WHAT IS BEING ASKED:
Set the data down again, exactly as it reads, but without the pictures.

INFORMATION SHOWN:

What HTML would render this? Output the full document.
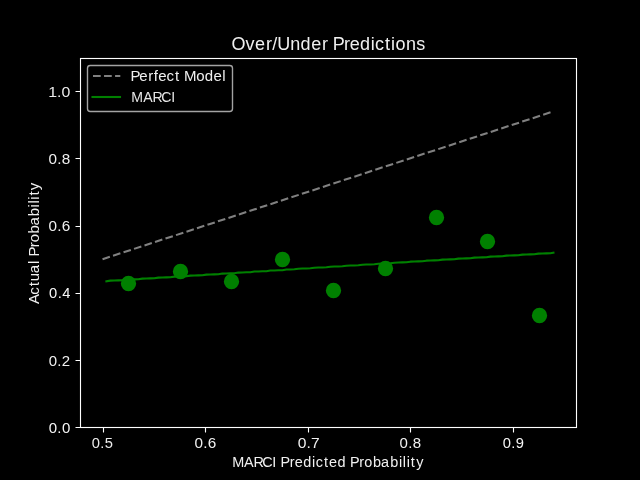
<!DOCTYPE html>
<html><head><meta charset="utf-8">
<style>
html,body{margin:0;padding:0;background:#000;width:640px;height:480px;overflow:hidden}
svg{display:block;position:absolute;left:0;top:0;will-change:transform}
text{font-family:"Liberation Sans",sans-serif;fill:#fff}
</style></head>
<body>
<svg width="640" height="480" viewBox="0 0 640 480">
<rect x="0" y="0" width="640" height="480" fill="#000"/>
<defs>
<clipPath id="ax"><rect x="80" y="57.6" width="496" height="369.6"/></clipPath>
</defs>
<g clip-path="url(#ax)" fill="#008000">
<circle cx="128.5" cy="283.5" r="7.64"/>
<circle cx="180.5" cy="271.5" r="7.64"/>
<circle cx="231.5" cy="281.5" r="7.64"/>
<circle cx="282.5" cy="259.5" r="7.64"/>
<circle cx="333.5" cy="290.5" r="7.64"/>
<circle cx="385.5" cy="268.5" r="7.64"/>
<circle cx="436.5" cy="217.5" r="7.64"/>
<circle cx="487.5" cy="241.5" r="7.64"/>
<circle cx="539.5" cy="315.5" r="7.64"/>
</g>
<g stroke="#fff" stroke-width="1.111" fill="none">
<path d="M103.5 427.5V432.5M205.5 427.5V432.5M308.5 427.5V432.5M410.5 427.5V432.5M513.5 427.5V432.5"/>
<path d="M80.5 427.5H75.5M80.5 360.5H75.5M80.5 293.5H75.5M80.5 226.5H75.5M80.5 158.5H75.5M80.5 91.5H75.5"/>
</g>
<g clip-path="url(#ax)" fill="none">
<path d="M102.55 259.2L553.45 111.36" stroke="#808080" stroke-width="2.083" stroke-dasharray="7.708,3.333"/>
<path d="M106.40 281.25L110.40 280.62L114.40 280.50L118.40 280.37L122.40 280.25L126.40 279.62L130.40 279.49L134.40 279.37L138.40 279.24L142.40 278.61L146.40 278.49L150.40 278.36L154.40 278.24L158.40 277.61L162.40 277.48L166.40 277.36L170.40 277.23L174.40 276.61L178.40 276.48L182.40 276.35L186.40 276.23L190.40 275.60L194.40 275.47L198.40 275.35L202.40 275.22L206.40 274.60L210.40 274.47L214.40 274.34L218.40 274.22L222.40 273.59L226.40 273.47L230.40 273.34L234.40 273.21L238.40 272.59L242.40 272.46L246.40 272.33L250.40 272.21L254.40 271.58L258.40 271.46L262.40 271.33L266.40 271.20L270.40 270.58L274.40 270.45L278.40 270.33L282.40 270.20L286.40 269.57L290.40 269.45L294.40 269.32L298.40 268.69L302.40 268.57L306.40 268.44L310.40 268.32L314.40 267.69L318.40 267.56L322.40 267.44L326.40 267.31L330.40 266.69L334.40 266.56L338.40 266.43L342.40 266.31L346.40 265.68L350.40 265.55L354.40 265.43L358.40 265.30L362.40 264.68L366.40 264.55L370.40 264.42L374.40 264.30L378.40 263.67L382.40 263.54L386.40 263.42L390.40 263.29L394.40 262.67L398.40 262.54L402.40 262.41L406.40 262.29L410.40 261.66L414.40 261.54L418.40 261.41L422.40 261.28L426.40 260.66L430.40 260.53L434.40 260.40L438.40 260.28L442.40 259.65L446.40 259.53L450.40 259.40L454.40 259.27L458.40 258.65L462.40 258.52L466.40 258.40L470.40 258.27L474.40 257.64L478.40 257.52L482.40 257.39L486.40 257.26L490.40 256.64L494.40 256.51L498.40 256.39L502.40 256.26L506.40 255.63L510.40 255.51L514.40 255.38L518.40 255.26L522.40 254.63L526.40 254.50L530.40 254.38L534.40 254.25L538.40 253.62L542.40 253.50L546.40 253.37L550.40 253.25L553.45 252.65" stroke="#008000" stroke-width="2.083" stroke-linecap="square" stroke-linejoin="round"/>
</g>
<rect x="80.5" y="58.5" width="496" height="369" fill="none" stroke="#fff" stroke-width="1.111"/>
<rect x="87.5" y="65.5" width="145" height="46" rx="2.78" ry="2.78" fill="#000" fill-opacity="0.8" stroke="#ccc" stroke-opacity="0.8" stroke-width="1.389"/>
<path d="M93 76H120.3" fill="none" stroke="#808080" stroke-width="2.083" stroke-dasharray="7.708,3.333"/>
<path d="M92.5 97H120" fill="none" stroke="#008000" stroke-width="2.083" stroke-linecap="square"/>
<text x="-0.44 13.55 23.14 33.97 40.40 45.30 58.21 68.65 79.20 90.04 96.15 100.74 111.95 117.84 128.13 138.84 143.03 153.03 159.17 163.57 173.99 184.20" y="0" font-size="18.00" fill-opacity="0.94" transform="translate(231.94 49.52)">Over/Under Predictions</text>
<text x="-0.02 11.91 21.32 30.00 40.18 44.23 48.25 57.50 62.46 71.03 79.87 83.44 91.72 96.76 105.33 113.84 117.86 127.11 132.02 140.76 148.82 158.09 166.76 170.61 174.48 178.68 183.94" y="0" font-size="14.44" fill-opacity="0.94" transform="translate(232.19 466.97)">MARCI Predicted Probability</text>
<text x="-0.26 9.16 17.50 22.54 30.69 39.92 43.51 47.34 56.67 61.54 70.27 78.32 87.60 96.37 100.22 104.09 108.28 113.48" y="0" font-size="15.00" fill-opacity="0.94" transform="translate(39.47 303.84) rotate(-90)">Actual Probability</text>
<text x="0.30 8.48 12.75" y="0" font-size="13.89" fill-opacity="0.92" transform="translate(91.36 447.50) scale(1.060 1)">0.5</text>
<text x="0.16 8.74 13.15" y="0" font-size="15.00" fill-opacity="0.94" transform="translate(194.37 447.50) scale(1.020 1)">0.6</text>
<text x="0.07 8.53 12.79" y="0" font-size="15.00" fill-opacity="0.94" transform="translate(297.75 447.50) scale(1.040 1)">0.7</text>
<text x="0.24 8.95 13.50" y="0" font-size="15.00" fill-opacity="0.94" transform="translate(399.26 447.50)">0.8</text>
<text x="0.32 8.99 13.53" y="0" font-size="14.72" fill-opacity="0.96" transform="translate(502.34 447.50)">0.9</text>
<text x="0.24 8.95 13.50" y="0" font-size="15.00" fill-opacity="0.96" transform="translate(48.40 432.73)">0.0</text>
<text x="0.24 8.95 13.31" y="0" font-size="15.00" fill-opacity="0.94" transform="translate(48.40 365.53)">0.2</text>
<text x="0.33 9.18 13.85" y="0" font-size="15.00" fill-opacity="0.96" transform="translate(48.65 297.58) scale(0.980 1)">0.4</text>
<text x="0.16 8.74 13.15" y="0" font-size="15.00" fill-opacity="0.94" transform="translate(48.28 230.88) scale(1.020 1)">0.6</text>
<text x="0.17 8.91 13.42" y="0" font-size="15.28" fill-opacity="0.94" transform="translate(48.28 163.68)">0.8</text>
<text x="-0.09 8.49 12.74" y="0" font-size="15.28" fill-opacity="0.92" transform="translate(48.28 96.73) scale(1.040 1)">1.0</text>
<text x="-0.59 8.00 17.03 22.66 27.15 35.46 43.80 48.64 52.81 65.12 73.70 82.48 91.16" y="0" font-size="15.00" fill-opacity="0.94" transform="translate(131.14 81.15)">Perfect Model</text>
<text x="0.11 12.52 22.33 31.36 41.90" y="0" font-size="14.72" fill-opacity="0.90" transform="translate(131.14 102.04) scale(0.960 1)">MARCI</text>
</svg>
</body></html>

ANSWER TO THE PROBLEM:
What HTML would render this? Output the full document.
<!DOCTYPE html>
<html><head><meta charset="utf-8">
<style>
html,body{margin:0;padding:0;background:#000;width:640px;height:480px;overflow:hidden}
svg{display:block;position:absolute;left:0;top:0;will-change:transform}
text{font-family:"Liberation Sans",sans-serif;fill:#fff}
</style></head>
<body>
<svg width="640" height="480" viewBox="0 0 640 480">
<rect x="0" y="0" width="640" height="480" fill="#000"/>
<defs>
<clipPath id="ax"><rect x="80" y="57.6" width="496" height="369.6"/></clipPath>
</defs>
<g clip-path="url(#ax)" fill="#008000">
<circle cx="128.5" cy="283.5" r="7.64"/>
<circle cx="180.5" cy="271.5" r="7.64"/>
<circle cx="231.5" cy="281.5" r="7.64"/>
<circle cx="282.5" cy="259.5" r="7.64"/>
<circle cx="333.5" cy="290.5" r="7.64"/>
<circle cx="385.5" cy="268.5" r="7.64"/>
<circle cx="436.5" cy="217.5" r="7.64"/>
<circle cx="487.5" cy="241.5" r="7.64"/>
<circle cx="539.5" cy="315.5" r="7.64"/>
</g>
<g stroke="#fff" stroke-width="1.111" fill="none">
<path d="M103.5 427.5V432.5M205.5 427.5V432.5M308.5 427.5V432.5M410.5 427.5V432.5M513.5 427.5V432.5"/>
<path d="M80.5 427.5H75.5M80.5 360.5H75.5M80.5 293.5H75.5M80.5 226.5H75.5M80.5 158.5H75.5M80.5 91.5H75.5"/>
</g>
<g clip-path="url(#ax)" fill="none">
<path d="M102.55 259.2L553.45 111.36" stroke="#808080" stroke-width="2.083" stroke-dasharray="7.708,3.333"/>
<path d="M106.40 281.25L110.40 280.62L114.40 280.50L118.40 280.37L122.40 280.25L126.40 279.62L130.40 279.49L134.40 279.37L138.40 279.24L142.40 278.61L146.40 278.49L150.40 278.36L154.40 278.24L158.40 277.61L162.40 277.48L166.40 277.36L170.40 277.23L174.40 276.61L178.40 276.48L182.40 276.35L186.40 276.23L190.40 275.60L194.40 275.47L198.40 275.35L202.40 275.22L206.40 274.60L210.40 274.47L214.40 274.34L218.40 274.22L222.40 273.59L226.40 273.47L230.40 273.34L234.40 273.21L238.40 272.59L242.40 272.46L246.40 272.33L250.40 272.21L254.40 271.58L258.40 271.46L262.40 271.33L266.40 271.20L270.40 270.58L274.40 270.45L278.40 270.33L282.40 270.20L286.40 269.57L290.40 269.45L294.40 269.32L298.40 268.69L302.40 268.57L306.40 268.44L310.40 268.32L314.40 267.69L318.40 267.56L322.40 267.44L326.40 267.31L330.40 266.69L334.40 266.56L338.40 266.43L342.40 266.31L346.40 265.68L350.40 265.55L354.40 265.43L358.40 265.30L362.40 264.68L366.40 264.55L370.40 264.42L374.40 264.30L378.40 263.67L382.40 263.54L386.40 263.42L390.40 263.29L394.40 262.67L398.40 262.54L402.40 262.41L406.40 262.29L410.40 261.66L414.40 261.54L418.40 261.41L422.40 261.28L426.40 260.66L430.40 260.53L434.40 260.40L438.40 260.28L442.40 259.65L446.40 259.53L450.40 259.40L454.40 259.27L458.40 258.65L462.40 258.52L466.40 258.40L470.40 258.27L474.40 257.64L478.40 257.52L482.40 257.39L486.40 257.26L490.40 256.64L494.40 256.51L498.40 256.39L502.40 256.26L506.40 255.63L510.40 255.51L514.40 255.38L518.40 255.26L522.40 254.63L526.40 254.50L530.40 254.38L534.40 254.25L538.40 253.62L542.40 253.50L546.40 253.37L550.40 253.25L553.45 252.65" stroke="#008000" stroke-width="2.083" stroke-linecap="square" stroke-linejoin="round"/>
</g>
<rect x="80.5" y="58.5" width="496" height="369" fill="none" stroke="#fff" stroke-width="1.111"/>
<rect x="87.5" y="65.5" width="145" height="46" rx="2.78" ry="2.78" fill="#000" fill-opacity="0.8" stroke="#ccc" stroke-opacity="0.8" stroke-width="1.389"/>
<path d="M93 76H120.3" fill="none" stroke="#808080" stroke-width="2.083" stroke-dasharray="7.708,3.333"/>
<path d="M92.5 97H120" fill="none" stroke="#008000" stroke-width="2.083" stroke-linecap="square"/>
<text x="-0.44 13.55 23.14 33.97 40.40 45.30 58.21 68.65 79.20 90.04 96.15 100.74 111.95 117.84 128.13 138.84 143.03 153.03 159.17 163.57 173.99 184.20" y="0" font-size="18.00" fill-opacity="0.94" transform="translate(231.94 49.52)">Over/Under Predictions</text>
<text x="-0.02 11.91 21.32 30.00 40.18 44.23 48.25 57.50 62.46 71.03 79.87 83.44 91.72 96.76 105.33 113.84 117.86 127.11 132.02 140.76 148.82 158.09 166.76 170.61 174.48 178.68 183.94" y="0" font-size="14.44" fill-opacity="0.94" transform="translate(232.19 466.97)">MARCI Predicted Probability</text>
<text x="-0.26 9.16 17.50 22.54 30.69 39.92 43.51 47.34 56.67 61.54 70.27 78.32 87.60 96.37 100.22 104.09 108.28 113.48" y="0" font-size="15.00" fill-opacity="0.94" transform="translate(39.47 303.84) rotate(-90)">Actual Probability</text>
<text x="0.30 8.48 12.75" y="0" font-size="13.89" fill-opacity="0.92" transform="translate(91.36 447.50) scale(1.060 1)">0.5</text>
<text x="0.16 8.74 13.15" y="0" font-size="15.00" fill-opacity="0.94" transform="translate(194.37 447.50) scale(1.020 1)">0.6</text>
<text x="0.07 8.53 12.79" y="0" font-size="15.00" fill-opacity="0.94" transform="translate(297.75 447.50) scale(1.040 1)">0.7</text>
<text x="0.24 8.95 13.50" y="0" font-size="15.00" fill-opacity="0.94" transform="translate(399.26 447.50)">0.8</text>
<text x="0.32 8.99 13.53" y="0" font-size="14.72" fill-opacity="0.96" transform="translate(502.34 447.50)">0.9</text>
<text x="0.24 8.95 13.50" y="0" font-size="15.00" fill-opacity="0.96" transform="translate(48.40 432.73)">0.0</text>
<text x="0.24 8.95 13.31" y="0" font-size="15.00" fill-opacity="0.94" transform="translate(48.40 365.53)">0.2</text>
<text x="0.33 9.18 13.85" y="0" font-size="15.00" fill-opacity="0.96" transform="translate(48.65 297.58) scale(0.980 1)">0.4</text>
<text x="0.16 8.74 13.15" y="0" font-size="15.00" fill-opacity="0.94" transform="translate(48.28 230.88) scale(1.020 1)">0.6</text>
<text x="0.17 8.91 13.42" y="0" font-size="15.28" fill-opacity="0.94" transform="translate(48.28 163.68)">0.8</text>
<text x="-0.09 8.49 12.74" y="0" font-size="15.28" fill-opacity="0.92" transform="translate(48.28 96.73) scale(1.040 1)">1.0</text>
<text x="-0.59 8.00 17.03 22.66 27.15 35.46 43.80 48.64 52.81 65.12 73.70 82.48 91.16" y="0" font-size="15.00" fill-opacity="0.94" transform="translate(131.14 81.15)">Perfect Model</text>
<text x="0.11 12.52 22.33 31.36 41.90" y="0" font-size="14.72" fill-opacity="0.90" transform="translate(131.14 102.04) scale(0.960 1)">MARCI</text>
</svg>
</body></html>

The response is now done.